Szymanowski has never gained the foothold in the international repertoire that he deserves. In a way, that’s surprising. His music’s sensuous surfaces certainly offer immediate visceral appeal; and while his style is individual, even idiosyncratic, listeners encountering it for the first time will certainly find enough familiar points of orientation (for instance, Ravel’s ‘Le gibet’ at the opening of ‘Shéhérazade’ from Masques) to keep bewilderment at bay. In another way, though, his limited public success is unsurprising, since he throws such difficulties at his performers. I’m not talking so much about the technical demands (although they are formidable, especially in the piano music), but rather about the exceptional tact that his music requires. If you succumb too readily to the blandishments of its ear-caressing eroticism and fairy-tale mysticism, the sound can easily dissolve into a kind of generalized post-impressionist mush that drowns listeners in sensual excess; if you focus too sharply on the complex workings of its rhythms, its post-tonal harmonic skidding, and especially its Byzantine juxtaposition of musical ideas (much of this piano music is written on three staves), the music can easily turn cluttered, burdening listeners with cerebral overload.

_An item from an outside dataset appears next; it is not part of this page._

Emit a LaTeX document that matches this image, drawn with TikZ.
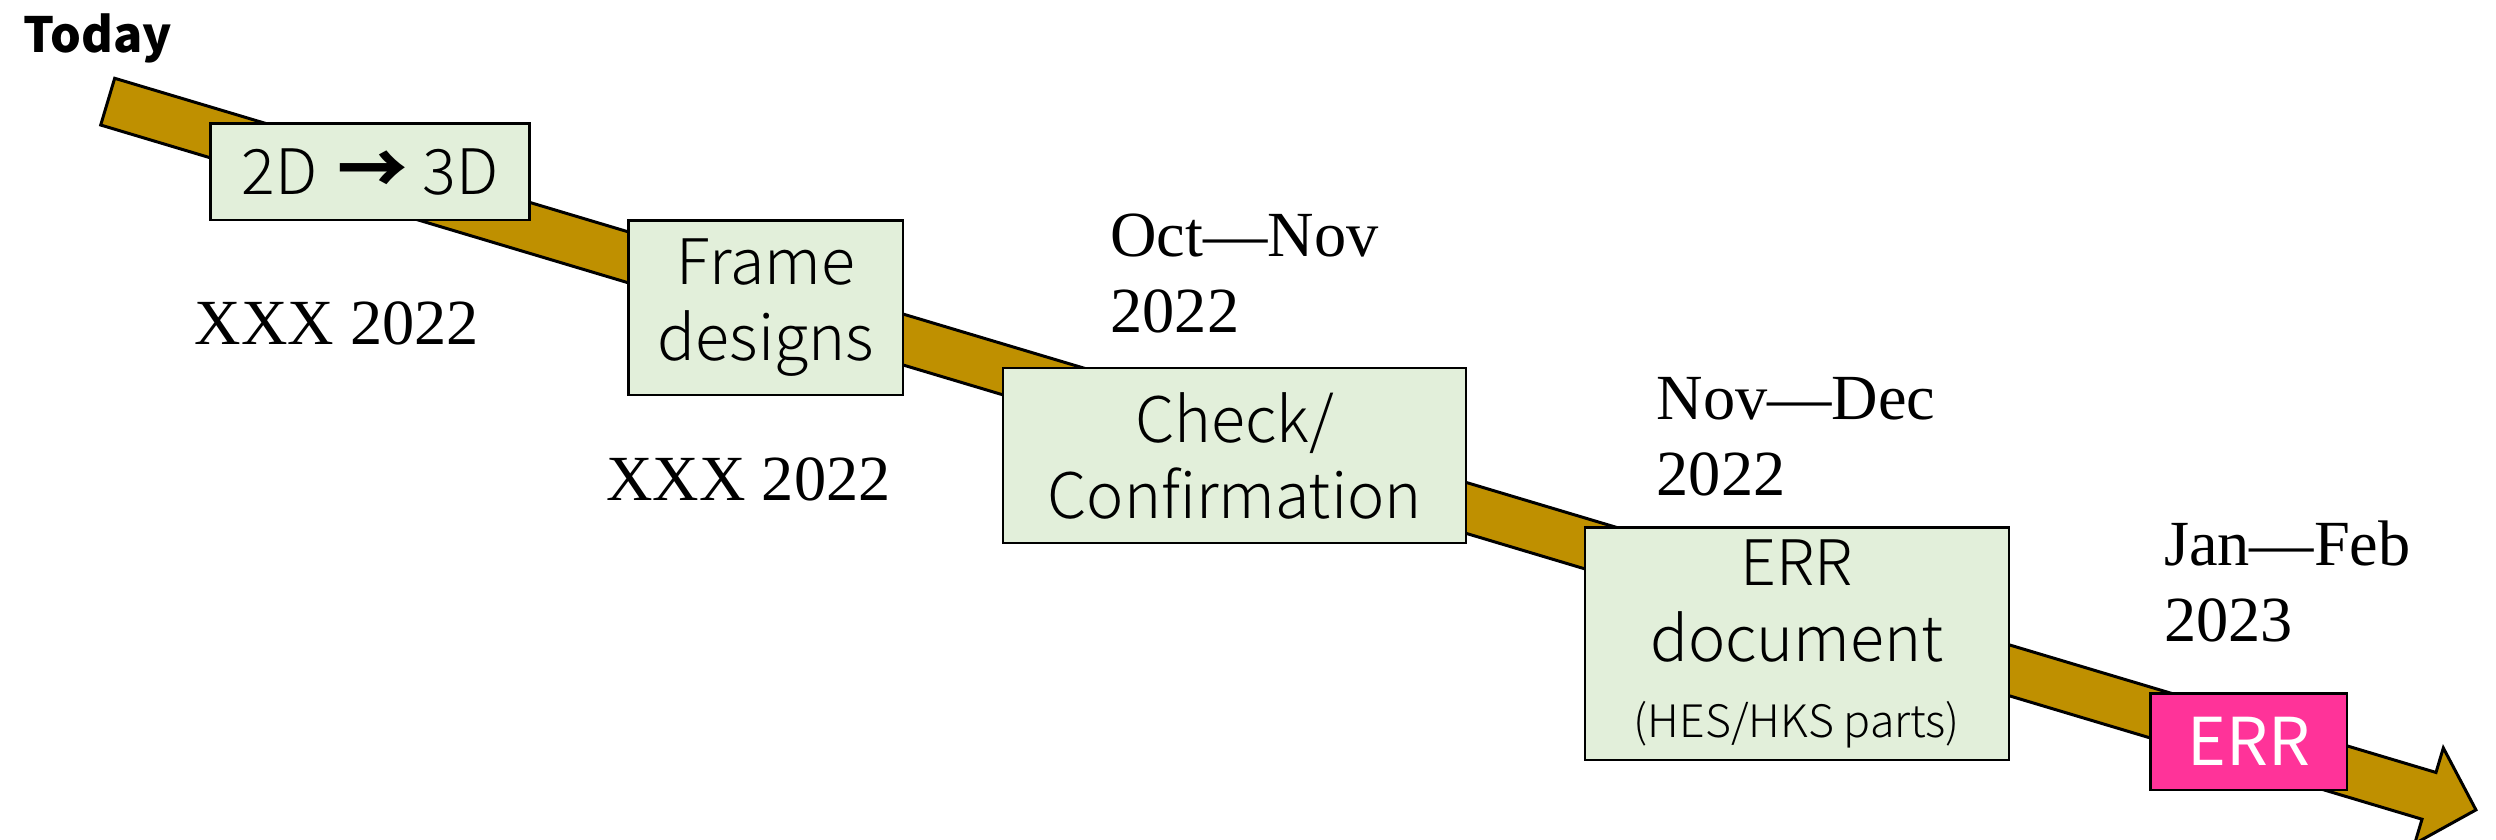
\documentclass[tikz,border=0pt]{standalone}
\usepackage{fontspec}
\setmainfont{Liberation Serif}
\newfontfamily\jpf{Noto Sans CJK JP Light}
\newfontfamily\jpr{Noto Sans CJK JP}
\definecolor{arrowgold}{HTML}{BF9000}
\definecolor{boxgreen}{HTML}{E2EFDA}
\definecolor{errpink}{HTML}{FF3399}
\begin{document}
\begin{tikzpicture}[x=0.01cm,y=-0.01cm,
  box/.style={draw=black, line width=0.7pt, fill=boxgreen, align=center, inner sep=0pt,
              font=\jpf\fontsize{17.85}{21.6}\selectfont},
  datelbl/.style={anchor=north west, align=left, inner sep=0pt,
              font=\fontsize{18.3}{21.6}\selectfont}]
\useasboundingbox (0,0) rectangle (2496,839);
% big timeline arrow
\begin{scope}[shift={(107.7,101.65)}, rotate=-16.65]
  \draw[fill=arrowgold, line width=0.85pt, line join=miter]
    (0,-24.4) -- (2423,-24.4) -- (2423,-50) -- (2472,0) -- (2423,50)
    -- (2423,24.4) -- (0,24.4) -- cycle;
\end{scope}
% title
\node[anchor=base west, inner sep=0pt, font=\jpr\bfseries\fontsize{13.8}{16}\selectfont] (today) at (23,52.3) {Today};
% boxes
\node[box, minimum width=3.186cm, minimum height=0.967cm] (b1) at (370,171.7)
  {2D\hspace{0.06cm} {\jpr\bfseries\fontsize{20}{21.6}\selectfont →}\hspace{0.01cm} 3D};
\node[box, minimum width=2.744cm, minimum height=1.743cm] (b2) at (765.9,307.9) {Frame\\designs};
\node[box, minimum width=4.624cm, minimum height=1.744cm] (b3) at (1234.5,455.5) {Check/\\Confirmation};
\node[box, minimum width=4.237cm, minimum height=2.327cm] (b4) at (1796.9,643.7)
  {ERR\\document\\{\fontsize{12.7}{16.4}\selectfont (HES/HKS parts)}};
\node[box, fill=errpink, text=white, minimum width=1.96cm, minimum height=0.967cm,
  font=\jpr\fontsize{18.75}{22}\selectfont] (b5) at (2248.7,741.7) {ERR};
% dates
\node[datelbl] (d1) at (194,300.7) {XXX 2022};
\node[datelbl] (d2) at (605.7,457.3) {XXX 2022};
\node[datelbl] (d3) at (1109.8,213.3) {Oct—Nov\\2022};
\node[datelbl] (d4) at (1656,376.7) {Nov—Dec\\2022};
\node[datelbl] (d5) at (2163.3,520) {Jan—Feb\\2023};
\end{tikzpicture}
\end{document}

How does Cédric Tiberghien meet the challenge? I’ve already had an opportunity to praise his Szymanowski when he partnered with Alina Ibragimova on a disc of music for violin and piano (May 2009). Now, on his first solo recital, on Hyperion, he returns to the composer with comparably intoxicating results. Certainly, he boasts the necessary digital dexterity. The white-knuckle vehemence of the last of the Op 33 Etudes (which, as Francis Pott’s detailed notes remind us, has a kinship to Prokofiev’s Toccata)? The sensitive articulation and balance of the tremolos, trills and other shimmering gestures of the first piece in Métopes, ‘L’île des Sirènes’ (less overtly virtuosic but even harder to bring off)? Whatever Szymanowski demands, Tiberghien delivers without a moment of strain or fakery. By comparison, Martin Jones (a touchstone for many) seems to lumber, even at quicker tempos. More important, though, Tiberghien’s intellectual and emotional grasp of Szymanowski’s idiom allows him to light on a fully convincing balance of the music’s competing elements. The results are fragrant but never cloying, intricate but never convoluted; and he’s never thrown off by the music’s quirky syntax or its shifting metres. Timbrally, the playing is consistently gorgeous, too, tonally ravishing even at the quietest dynamic levels: listen, for instance, as ‘Shéhérazade’, the first of the three Masques, fades away to inaudibility. Consistently gorgeous but far from uniform in tone of voice. The glowing embers at the beginning of Op 33 No 8 (which starts as a sibling of Scriabin’s Vers la Flamme), the tipsiness of Op 33 No 7, the misty traces of dance in ‘Shéhérazade’, the quiet nobility at the beginning ot Op 4 No 3: Tiberghien’s insight into this music’s ever-transforming character never falters.
No complaints? Well, there’s little doubt that Tiberghien’s refinement highlights the music’s subtlety, sometimes at the expense of its more extroverted outbursts. Louder dynamics are sometimes played down, fuller textures can be held in check, sharper rhythms can lose their knife edge. Piotr Anderszewski’s more robustly earthy performances of Masques and Métopes give us a far less effervescent sense of Szymanowski’s muse. Still, if you’ve yet to explore Szymanowski’s keyboard output, Tiberghien’s new Hyperion disc is an excellent place to start; and even if you’ve already got a strong Szymanowski collection, it will make a welcome addition to your shelves.